Podcasts of the Week: fun factoids, bad films, spoof crimes

How to Save a Planet is a bit different to other climate-themed podcasts

Dr Ayana Elizabeth Thompson (Image by Jeremy McKane)
(Image credit: Jeremy McKane)

There is no shortage of climate-themed podcasts “howling about the terrible state of things”, said Fiona Sturges in the FT. How to Save a Planet – an impressive new series from Gimlet and Spotify – is a bit different, because its approach is “deliberately optimistic”. In each episode, Dr Ayana Elizabeth Johnson, a marine biologist and self-anointed “policy nerd”, and journalist Alex Blumberg explore different initiatives and inventions that could stave off ecological catastrophe. The second episode, for example, looks at how a town in Massachusetts that was once economically dependent on the local coal-fired power station survived and prospered after blowing it up and embracing wind power. “This is not a sexy subject, but it is brought to life as a tale of conflict, money and nimbyism.” The focus is on “storytelling, rather than proselytising, and on highlighting viable solutions.

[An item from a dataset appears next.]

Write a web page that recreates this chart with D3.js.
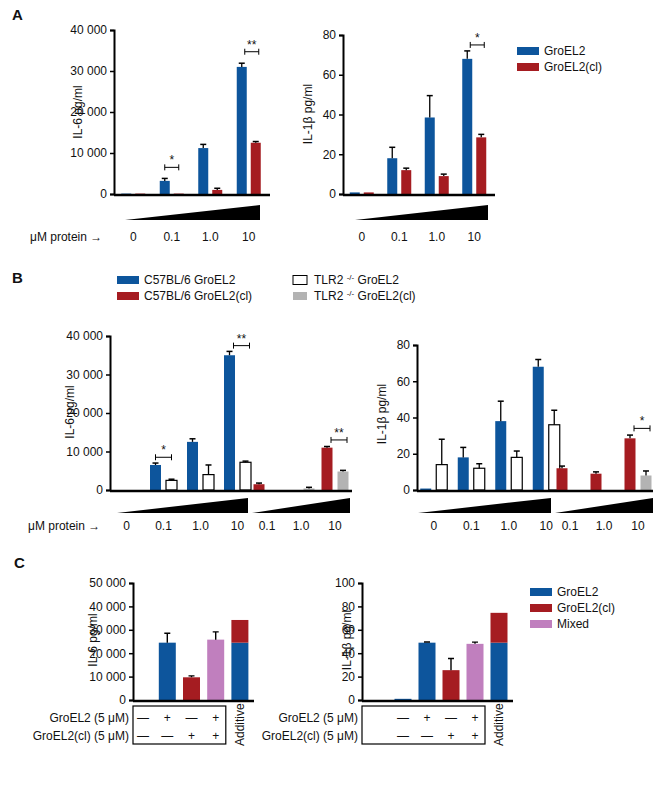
<!DOCTYPE html>
<html><head><meta charset="utf-8">
<script src="https://cdn.jsdelivr.net/npm/d3@7"></script>
<style>body{margin:0;background:#fff}text{font-family:"Liberation Sans",Arial,sans-serif;fill:#111}</style>
</head><body><svg id="c" width="653" height="800"></svg>
<script>
const BLUE="#0d559c",RED="#a51c21",GRAY="#b3b3b3",MIX="#c07fbe",WHITE="#fff";
// Panel A
const doses=["0","0.1","1.0","10"];
const aIL6=[100,3200,11200,31000], aIL6e=[0,600,900,900];
const aIL6cl=[100,100,1000,12500], aIL6cle=[0,0,400,300];
const aIL1=[0.8,18,38.5,68], aIL1e=[0,5.5,11,4];
const aIL1cl=[0.8,12,9,28.5], aIL1cle=[0,1,1,1.5];
// Panel B
const dosesCl=["0.1","1.0","10"];
const bIL6wt=[0,6500,12500,35000], bIL6wte=[0,500,800,1000];
const bIL6ko=[0,2500,4000,7200], bIL6koe=[0,300,2500,300];
const bIL6wtcl=[1500,0,11000], bIL6wtcle=[300,0,300];
const bIL6kocl=[0,400,4800], bIL6kocle=[0,300,300];
const bIL1wt=[0.8,18,38,68], bIL1wte=[0,5.5,11,4];
const bIL1ko=[14,12,18,36], bIL1koe=[14,2.5,3.5,8];
const bIL1wtcl=[12,9,28.5], bIL1wtcle=[1.2,1,1.8];
const bIL1kocl=[0,0,8], bIL1kocle=[0,0,2.5];
// Panel C
const cConds=["none","gro","cl","mix","add"];
const cIL6=[0,24500,9700,25800,24500], cIL6e=[0,4000,600,3300,0];
const cIL6cl=[0,0,0,0,9700];
const cIL1=[1,49,25.5,48,49], cIL1e=[0,0.6,10,1.5,0];
const cIL1cl=[0,0,0,0,25.5];
const cRow1=["—","+","—","+"], cRow2=["—","—","+","+"];

const svg=d3.select("#c");
function txt(x,y,s,o={}){const t=svg.append("text").attr("x",x).attr("y",y).text(s).attr("font-size",o.fs||12);
 if(o.anchor)t.attr("text-anchor",o.anchor); if(o.bold)t.attr("font-weight","bold"); if(o.rot)t.attr("transform",`rotate(-90,${x},${y})`); return t;}
function yAxis(x,y0,y1,max,ticks,fmt){
 const y=d3.scaleLinear().domain([0,max]).range([y0,y1]);
 const g=svg.append("g").attr("transform",`translate(${x},0)`).call(d3.axisLeft(y).tickValues(ticks).tickSize(4).tickFormat(fmt));
 g.select(".domain").attr("stroke-width",2);g.selectAll("line").attr("stroke-width",1.5);
 g.selectAll("text").attr("font-size",12).attr("font-family","Liberation Sans, Arial");return y;}
const fmtK=d=>d===0?"0":d3.format(",")(d).replace(","," ");
function bars(xs,cats,vals,errs,y,color,sub,off,w){
 cats.forEach((c,i)=>{const cx=xs(c)+xs.bandwidth()/2+off;const v=vals[i];
  if(v>0){svg.append("rect").attr("x",cx-w/2).attr("y",y(v)).attr("width",w).attr("height",y(0)-y(v))
   .attr("fill",color).attr("stroke",color===WHITE?"#000":"none").attr("stroke-width",1.2);}
  const e=errs[i]; if(e>0){svg.append("line").attr("x1",cx).attr("x2",cx).attr("y1",y(v)).attr("y2",y(v+e)).attr("stroke","#000").attr("stroke-width",1.3);
   svg.append("line").attr("x1",cx-3).attr("x2",cx+3).attr("y1",y(v+e)).attr("y2",y(v+e)).attr("stroke","#000").attr("stroke-width",1.5);}
 });}
function base(x0,x1,y){svg.append("line").attr("x1",x0).attr("x2",x1).attr("y1",y).attr("y2",y).attr("stroke","#000").attr("stroke-width",2.5);}
function tri(x0,x1,y,h){svg.append("path").attr("d",`M${x0},${y}L${x1},${y-h}L${x1},${y}Z`).attr("fill","#000");}
function sig(x0,x1,yy,s){svg.append("path").attr("d",`M${x0},${yy-3}V${yy+3}M${x0},${yy}H${x1}M${x1},${yy-3}V${yy+3}`).attr("stroke","#000").attr("stroke-width",1);
 txt((x0+x1)/2,yy-3,s,{anchor:"middle",fs:12});}
function leg(x,y,color,label,w=22,h=8){svg.append("rect").attr("x",x).attr("y",y-h/2-4).attr("width",w).attr("height",h).attr("fill",color).attr("stroke",color===WHITE?"#000":"none");
 return txt(x+w+5,y,label,{fs:12});}

// ===== A =====
txt(12,20,"A",{fs:15,bold:true});
let y=yAxis(114,194,30,40000,[0,10000,20000,30000,40000],fmtK);
let xs=d3.scaleBand().domain(doses).range([114,268]);
bars(xs,doses,aIL6,aIL6e,y,BLUE,0,-7,10);bars(xs,doses,aIL6cl,aIL6cle,y,RED,0,7,10);
base(114,270,195);tri(125,260,220,15);
doses.forEach(d=>txt(xs(d)+xs.bandwidth()/2,241,d,{anchor:"middle"}));
txt(30,241,"μM protein →");
txt(82,112,"IL-6  pg/ml",{anchor:"middle",rot:true});
sig(xs("0.1")+xs.bandwidth()/2-7,xs("0.1")+xs.bandwidth()/2+7,y(6500),"*");
sig(xs("10")+xs.bandwidth()/2-4,xs("10")+xs.bandwidth()/2+10,y(34700),"**");

y=yAxis(343,194,35,80,[0,20,40,60,80],d3.format("d"));
xs=d3.scaleBand().domain(doses).range([343,493]);
bars(xs,doses,aIL1,aIL1e,y,BLUE,0,-7,10);bars(xs,doses,aIL1cl,aIL1cle,y,RED,0,7,10);
base(343,495,195);tri(355,488,220,15);
doses.forEach(d=>txt(xs(d)+xs.bandwidth()/2,241,d,{anchor:"middle"}));
txt(312,114,"IL-1β pg/ml",{anchor:"middle",rot:true});
sig(xs("10")+xs.bandwidth()/2-4,xs("10")+xs.bandwidth()/2+10,y(75),"*");
leg(517,55,BLUE,"GroEL2");leg(517,71,RED,"GroEL2(cl)");

// ===== B =====
txt(12,283,"B",{fs:15,bold:true});
leg(117,284,BLUE,"C57BL/6 GroEL2");leg(117,300,RED,"C57BL/6 GroEL2(cl)");
leg(293,284,WHITE,"",14,9);
let t=txt(314,284,"TLR2 ");t.append("tspan").attr("dy",-4).attr("font-size",8).text("-/-");t.append("tspan").attr("dy",4).text(" GroEL2");
leg(293,300,GRAY,"",14,8);
t=txt(314,300,"TLR2 ");t.append("tspan").attr("dy",-4).attr("font-size",8).text("-/-");t.append("tspan").attr("dy",4).text(" GroEL2(cl)");

y=yAxis(110,490,336,40000,[0,10000,20000,30000,40000],fmtK);
let x1=d3.scaleBand().domain(doses).range([108,256]);
let x2=d3.scaleBand().domain(dosesCl).range([250,352]);
bars(x1,doses,bIL6wt,bIL6wte,y,BLUE,0,-8,11);bars(x1,doses,bIL6ko,bIL6koe,y,WHITE,0,8,11);
bars(x2,dosesCl,bIL6wtcl,bIL6wtcle,y,RED,0,-8,11);bars(x2,dosesCl,bIL6kocl,bIL6kocle,y,GRAY,0,8,11);
base(110,352,491);tri(117,248,513,15);tri(252,350,513,15);
doses.forEach(d=>txt(x1(d)+x1.bandwidth()/2,530,d,{anchor:"middle"}));
dosesCl.forEach(d=>txt(x2(d)+x2.bandwidth()/2,530,d,{anchor:"middle"}));
txt(28,530,"μM protein →");
txt(74,412,"IL-6  pg/ml",{anchor:"middle",rot:true});
let c=x1("0.1")+x1.bandwidth()/2;sig(c-8,c+8,y(8500),"*");
c=x1("10")+x1.bandwidth()/2;sig(c-4,c+12,y(37500),"**");
c=x2("10")+x2.bandwidth()/2;sig(c-4,c+12,y(13000),"**");

y=yAxis(417,490,345,80,[0,20,40,60,80],d3.format("d"));
x1=d3.scaleBand().domain(doses).range([415,565]);
x2=d3.scaleBand().domain(dosesCl).range([553,655]);
bars(x1,doses,bIL1wt,bIL1wte,y,BLUE,0,-8,11);bars(x1,doses,bIL1ko,bIL1koe,y,WHITE,0,8,11);
bars(x2,dosesCl,bIL1wtcl,bIL1wtcle,y,RED,0,-8,11);bars(x2,dosesCl,bIL1kocl,bIL1kocle,y,GRAY,0,8,11);
base(417,655,491);tri(418,551,513,15);tri(555,653,513,15);
doses.forEach(d=>txt(x1(d)+x1.bandwidth()/2,530,d,{anchor:"middle"}));
dosesCl.forEach(d=>txt(x2(d)+x2.bandwidth()/2,530,d,{anchor:"middle"}));
txt(386,414,"IL-1β pg/ml",{anchor:"middle",rot:true});
c=x2("10")+x2.bandwidth()/2;sig(c-4,c+12,y(34),"*");

// ===== C =====
txt(14,568,"C",{fs:15,bold:true});
function panelC(ax,vals,errs,cl,max,ticks,fmt,range,title,tx){
 const y=yAxis(ax,700,583,max,ticks,fmt);
 const xs=d3.scaleBand().domain(cConds).range(range);
 const bw=17;
 cConds.forEach((k,i)=>{const cx=xs(k)+xs.bandwidth()/2;const col=i===2?RED:i===3?MIX:BLUE;
  if(vals[i]>0)svg.append("rect").attr("x",cx-bw/2).attr("y",y(vals[i])).attr("width",bw).attr("height",y(0)-y(vals[i])).attr("fill",col);
  if(cl[i]>0)svg.append("rect").attr("x",cx-bw/2).attr("y",y(vals[i]+cl[i])).attr("width",bw).attr("height",y(0)-y(cl[i])).attr("fill",RED);
  if(errs[i]>0){const e=y(vals[i]+errs[i]);svg.append("path").attr("d",`M${cx},${y(vals[i])}V${e}M${cx-3},${e}H${cx+3}`).attr("stroke","#000").attr("stroke-width",1.4).attr("fill","none");}
 });
 base(ax,range[1]+2,701);
 const boxR=xs("add")-2;
 svg.append("rect").attr("x",ax).attr("y",706).attr("width",boxR-ax).attr("height",38).attr("fill","none").attr("stroke","#000").attr("stroke-width",1.2);
 cRow1.forEach((s,i)=>txt(xs(cConds[i])+xs.bandwidth()/2,722,s,{anchor:"middle"}));
 cRow2.forEach((s,i)=>txt(xs(cConds[i])+xs.bandwidth()/2,740,s,{anchor:"middle"}));
 txt(ax-4,722,"GroEL2 (5 μM)",{anchor:"end"});txt(ax-4,740,"GroEL2(cl) (5 μM)",{anchor:"end"});
 const ac=xs("add")+xs.bandwidth()/2+4;txt(ac,746,"Additive",{rot:true});
 txt(tx,640,title,{anchor:"middle",rot:true});
}
panelC(133,cIL6,cIL6e,cIL6cl,50000,[0,10000,20000,30000,40000,50000],fmtK,[131,252],"IL-6  pg/ml",97);
panelC(362,cIL1,cIL1e,cIL1cl,100,[0,20,40,60,80,100],d3.format("d"),[391,511],"IL-1β pg/ml",351);
leg(530,596,BLUE,"GroEL2");leg(530,612,RED,"GroEL2(cl)");leg(530,628,MIX,"Mixed");
</script></body></html>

On that front, it’s a breath of fresh air.”

The pandemic has inspired all manner of podcasts over recent months – but surely none more silly (in a good way) than the new series of The Worst Idea of All Time, said Hannah Verdier in The Guardian. It involves two New Zealand comics, Guy Montgomery and Tim Batt, watching and reviewing the same atrocious film together every week for a year. Previous series have centred on Grown Ups 2 and Sex and the City 2. After a four-year break from the show, they spent lockdown watching Home Alone 3 every three days – and are “still stuck”. It sounds nuts, but it’s very funny. Then there is A Very Fatal Murder, The Onion’s spoof “true-crime” podcast, which brilliantly lampoons the “hot dead white girl” trope. When a teenage girl is murdered in the town of Bluff Springs, the police draw a blank, and it’s up to Onion Public Radio’s David Pascall to investigate. “Plinky-plonk piano, 911 calls and fast-talking waitresses blend with a big dose of absurdity.”